**Given information:**
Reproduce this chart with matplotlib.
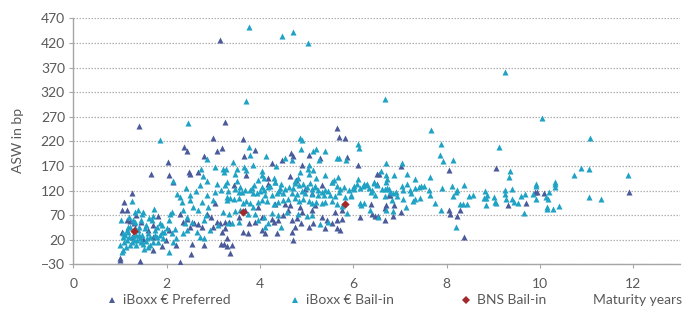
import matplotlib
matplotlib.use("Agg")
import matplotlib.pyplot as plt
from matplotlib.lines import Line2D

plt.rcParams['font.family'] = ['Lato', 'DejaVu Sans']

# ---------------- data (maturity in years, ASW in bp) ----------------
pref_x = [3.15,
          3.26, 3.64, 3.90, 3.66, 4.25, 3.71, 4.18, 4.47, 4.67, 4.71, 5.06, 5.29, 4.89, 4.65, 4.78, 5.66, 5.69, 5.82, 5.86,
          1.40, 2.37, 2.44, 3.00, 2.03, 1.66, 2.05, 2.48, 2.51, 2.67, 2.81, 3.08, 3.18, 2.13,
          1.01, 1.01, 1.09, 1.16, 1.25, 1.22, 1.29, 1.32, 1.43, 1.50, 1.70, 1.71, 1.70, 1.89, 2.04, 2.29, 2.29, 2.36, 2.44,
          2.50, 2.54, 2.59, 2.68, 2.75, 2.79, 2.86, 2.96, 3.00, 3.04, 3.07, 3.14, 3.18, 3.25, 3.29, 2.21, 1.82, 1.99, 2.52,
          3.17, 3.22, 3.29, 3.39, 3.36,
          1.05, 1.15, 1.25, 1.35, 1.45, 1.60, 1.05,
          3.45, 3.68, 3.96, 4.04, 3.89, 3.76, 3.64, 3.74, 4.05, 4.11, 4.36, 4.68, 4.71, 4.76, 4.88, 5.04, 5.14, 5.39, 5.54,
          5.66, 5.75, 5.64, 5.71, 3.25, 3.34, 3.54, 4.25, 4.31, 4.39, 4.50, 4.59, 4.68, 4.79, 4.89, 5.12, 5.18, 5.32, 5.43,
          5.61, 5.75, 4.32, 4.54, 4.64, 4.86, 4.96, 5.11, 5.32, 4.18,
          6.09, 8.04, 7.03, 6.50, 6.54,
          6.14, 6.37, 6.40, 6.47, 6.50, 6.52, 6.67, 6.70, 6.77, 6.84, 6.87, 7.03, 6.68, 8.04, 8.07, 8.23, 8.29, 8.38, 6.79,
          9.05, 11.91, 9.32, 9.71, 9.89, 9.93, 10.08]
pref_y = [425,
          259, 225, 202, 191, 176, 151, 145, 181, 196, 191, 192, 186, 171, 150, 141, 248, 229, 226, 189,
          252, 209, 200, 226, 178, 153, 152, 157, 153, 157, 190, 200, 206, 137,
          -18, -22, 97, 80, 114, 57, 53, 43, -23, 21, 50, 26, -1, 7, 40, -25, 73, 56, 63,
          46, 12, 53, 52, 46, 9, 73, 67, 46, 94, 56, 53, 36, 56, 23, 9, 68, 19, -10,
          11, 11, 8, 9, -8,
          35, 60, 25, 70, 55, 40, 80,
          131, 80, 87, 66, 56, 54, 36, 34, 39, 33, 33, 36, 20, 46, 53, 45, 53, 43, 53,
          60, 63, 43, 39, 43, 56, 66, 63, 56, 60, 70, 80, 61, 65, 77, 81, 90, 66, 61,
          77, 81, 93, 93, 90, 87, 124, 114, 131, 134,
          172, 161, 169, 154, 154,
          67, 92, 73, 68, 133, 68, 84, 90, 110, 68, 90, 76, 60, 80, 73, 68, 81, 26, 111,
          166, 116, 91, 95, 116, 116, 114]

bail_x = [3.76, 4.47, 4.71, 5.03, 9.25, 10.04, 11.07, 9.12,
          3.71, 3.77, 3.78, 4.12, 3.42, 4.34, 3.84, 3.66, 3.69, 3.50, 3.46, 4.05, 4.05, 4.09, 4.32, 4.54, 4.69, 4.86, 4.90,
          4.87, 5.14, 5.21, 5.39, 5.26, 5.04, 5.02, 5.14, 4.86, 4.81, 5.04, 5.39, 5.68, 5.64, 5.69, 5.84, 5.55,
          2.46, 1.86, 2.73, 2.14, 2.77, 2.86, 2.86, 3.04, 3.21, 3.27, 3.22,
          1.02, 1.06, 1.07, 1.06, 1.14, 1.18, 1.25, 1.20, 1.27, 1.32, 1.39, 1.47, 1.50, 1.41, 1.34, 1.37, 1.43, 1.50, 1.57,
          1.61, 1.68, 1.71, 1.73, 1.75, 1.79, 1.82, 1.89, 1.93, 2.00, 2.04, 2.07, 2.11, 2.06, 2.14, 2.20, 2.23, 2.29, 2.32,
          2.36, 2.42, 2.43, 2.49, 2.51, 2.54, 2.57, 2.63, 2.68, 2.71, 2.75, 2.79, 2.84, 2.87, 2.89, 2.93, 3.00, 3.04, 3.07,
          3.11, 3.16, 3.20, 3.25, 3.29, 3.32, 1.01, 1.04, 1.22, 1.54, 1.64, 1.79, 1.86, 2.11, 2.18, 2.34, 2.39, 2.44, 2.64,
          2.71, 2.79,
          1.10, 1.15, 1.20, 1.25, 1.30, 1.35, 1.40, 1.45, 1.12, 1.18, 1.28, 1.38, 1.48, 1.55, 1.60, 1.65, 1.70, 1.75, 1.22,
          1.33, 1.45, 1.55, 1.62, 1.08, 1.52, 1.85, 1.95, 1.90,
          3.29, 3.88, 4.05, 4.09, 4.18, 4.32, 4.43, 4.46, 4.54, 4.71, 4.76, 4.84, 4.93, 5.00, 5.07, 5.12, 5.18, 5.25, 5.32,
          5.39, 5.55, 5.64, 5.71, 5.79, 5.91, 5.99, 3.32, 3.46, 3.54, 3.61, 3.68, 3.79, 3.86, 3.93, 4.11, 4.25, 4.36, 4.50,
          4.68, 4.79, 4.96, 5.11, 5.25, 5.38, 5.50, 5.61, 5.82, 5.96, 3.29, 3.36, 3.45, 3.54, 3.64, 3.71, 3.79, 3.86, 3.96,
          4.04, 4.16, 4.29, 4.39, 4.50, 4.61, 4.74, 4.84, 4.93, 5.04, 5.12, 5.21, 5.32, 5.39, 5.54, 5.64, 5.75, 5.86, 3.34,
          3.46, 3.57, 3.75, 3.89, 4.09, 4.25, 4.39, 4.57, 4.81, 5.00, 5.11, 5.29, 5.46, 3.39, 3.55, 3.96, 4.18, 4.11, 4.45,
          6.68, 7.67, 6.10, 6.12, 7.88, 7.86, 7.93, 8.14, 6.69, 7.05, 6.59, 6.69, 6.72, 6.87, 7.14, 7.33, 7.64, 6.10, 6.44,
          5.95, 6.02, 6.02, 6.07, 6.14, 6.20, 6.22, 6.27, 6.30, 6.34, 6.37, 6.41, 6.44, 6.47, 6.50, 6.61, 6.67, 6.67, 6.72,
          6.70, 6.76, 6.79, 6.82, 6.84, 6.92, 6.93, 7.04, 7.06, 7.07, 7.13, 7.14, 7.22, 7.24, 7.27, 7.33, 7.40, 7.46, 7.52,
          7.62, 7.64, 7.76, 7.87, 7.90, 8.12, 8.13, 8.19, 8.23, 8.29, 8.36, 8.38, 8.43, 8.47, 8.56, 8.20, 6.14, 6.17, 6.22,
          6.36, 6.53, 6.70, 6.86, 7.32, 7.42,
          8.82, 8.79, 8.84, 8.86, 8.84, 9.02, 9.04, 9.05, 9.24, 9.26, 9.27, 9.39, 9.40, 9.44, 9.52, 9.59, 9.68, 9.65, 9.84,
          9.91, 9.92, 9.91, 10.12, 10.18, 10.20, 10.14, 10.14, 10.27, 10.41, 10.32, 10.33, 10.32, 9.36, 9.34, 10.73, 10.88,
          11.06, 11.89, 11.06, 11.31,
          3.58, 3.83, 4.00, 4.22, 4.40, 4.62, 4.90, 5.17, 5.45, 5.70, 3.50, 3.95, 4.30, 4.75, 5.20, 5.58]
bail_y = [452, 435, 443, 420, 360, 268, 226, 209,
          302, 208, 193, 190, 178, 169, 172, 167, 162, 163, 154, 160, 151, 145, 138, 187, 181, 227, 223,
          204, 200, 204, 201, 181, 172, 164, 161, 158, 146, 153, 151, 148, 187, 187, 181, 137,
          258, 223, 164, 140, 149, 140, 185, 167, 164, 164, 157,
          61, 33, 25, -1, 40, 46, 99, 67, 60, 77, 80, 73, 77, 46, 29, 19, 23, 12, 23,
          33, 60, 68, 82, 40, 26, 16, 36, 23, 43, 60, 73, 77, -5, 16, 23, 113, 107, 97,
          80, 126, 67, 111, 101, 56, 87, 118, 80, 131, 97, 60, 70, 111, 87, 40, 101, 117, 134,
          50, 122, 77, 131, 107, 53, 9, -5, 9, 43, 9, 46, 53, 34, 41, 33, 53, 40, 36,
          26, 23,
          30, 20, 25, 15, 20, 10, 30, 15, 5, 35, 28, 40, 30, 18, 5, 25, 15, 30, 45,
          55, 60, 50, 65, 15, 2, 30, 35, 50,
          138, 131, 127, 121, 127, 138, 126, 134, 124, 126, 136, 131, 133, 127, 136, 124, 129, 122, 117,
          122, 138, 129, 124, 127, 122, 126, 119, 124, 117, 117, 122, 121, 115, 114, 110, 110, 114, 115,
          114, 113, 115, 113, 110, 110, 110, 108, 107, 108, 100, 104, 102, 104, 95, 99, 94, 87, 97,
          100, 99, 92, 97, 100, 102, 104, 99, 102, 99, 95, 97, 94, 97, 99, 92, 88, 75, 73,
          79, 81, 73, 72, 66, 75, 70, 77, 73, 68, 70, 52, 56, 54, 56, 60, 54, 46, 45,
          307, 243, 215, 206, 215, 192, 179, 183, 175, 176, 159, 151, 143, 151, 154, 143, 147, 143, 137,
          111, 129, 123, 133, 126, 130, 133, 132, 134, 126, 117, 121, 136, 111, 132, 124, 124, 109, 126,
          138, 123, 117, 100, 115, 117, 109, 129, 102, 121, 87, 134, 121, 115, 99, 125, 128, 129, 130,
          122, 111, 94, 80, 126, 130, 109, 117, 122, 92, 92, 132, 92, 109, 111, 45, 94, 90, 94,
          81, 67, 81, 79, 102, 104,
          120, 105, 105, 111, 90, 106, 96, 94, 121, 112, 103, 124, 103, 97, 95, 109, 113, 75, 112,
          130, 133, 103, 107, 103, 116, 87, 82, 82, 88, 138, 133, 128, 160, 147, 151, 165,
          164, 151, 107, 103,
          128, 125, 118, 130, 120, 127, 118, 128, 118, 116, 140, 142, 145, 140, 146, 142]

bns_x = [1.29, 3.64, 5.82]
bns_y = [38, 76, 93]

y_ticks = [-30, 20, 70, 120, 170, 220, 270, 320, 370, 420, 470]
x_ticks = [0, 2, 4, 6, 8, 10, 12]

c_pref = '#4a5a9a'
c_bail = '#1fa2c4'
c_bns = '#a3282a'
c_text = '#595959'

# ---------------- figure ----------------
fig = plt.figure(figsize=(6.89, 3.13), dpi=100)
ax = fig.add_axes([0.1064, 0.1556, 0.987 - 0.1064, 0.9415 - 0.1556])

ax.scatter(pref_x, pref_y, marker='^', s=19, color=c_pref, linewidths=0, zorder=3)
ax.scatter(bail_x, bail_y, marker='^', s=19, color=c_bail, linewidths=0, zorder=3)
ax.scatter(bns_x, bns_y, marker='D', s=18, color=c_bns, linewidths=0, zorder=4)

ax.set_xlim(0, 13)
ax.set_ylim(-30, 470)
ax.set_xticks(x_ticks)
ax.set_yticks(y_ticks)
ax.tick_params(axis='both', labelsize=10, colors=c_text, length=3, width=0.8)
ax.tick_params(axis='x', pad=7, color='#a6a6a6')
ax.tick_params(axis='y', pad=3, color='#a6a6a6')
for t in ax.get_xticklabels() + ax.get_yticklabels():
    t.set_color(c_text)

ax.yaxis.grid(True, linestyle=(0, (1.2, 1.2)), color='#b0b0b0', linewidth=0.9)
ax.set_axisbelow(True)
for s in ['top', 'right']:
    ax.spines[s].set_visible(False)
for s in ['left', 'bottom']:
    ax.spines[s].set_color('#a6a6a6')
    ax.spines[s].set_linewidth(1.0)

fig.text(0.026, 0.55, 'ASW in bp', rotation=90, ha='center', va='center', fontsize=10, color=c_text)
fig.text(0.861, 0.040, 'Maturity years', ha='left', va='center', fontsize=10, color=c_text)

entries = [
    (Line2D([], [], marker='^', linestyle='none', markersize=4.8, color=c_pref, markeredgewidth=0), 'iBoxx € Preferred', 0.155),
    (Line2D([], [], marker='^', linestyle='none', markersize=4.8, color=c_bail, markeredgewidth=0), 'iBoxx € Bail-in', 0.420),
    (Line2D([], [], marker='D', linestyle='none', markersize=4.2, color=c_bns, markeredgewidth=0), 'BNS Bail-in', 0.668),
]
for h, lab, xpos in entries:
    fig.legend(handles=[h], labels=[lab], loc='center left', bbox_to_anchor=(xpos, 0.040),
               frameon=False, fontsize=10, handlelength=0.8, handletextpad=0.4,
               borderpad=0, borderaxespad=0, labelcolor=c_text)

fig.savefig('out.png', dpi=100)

**To do:**
Go from the first line of the listing to the line holding "plt.rcParams['font.family'] = ['Lato', 'DejaVu" and, please, transcribe those lines exactly, both included, with no pictures.

**Reply to the exercise:**
Reproduce this chart with matplotlib.
import matplotlib
matplotlib.use("Agg")
import matplotlib.pyplot as plt
from matplotlib.lines import Line2D

plt.rcParams['font.family'] = ['Lato', 'DejaVu Sans']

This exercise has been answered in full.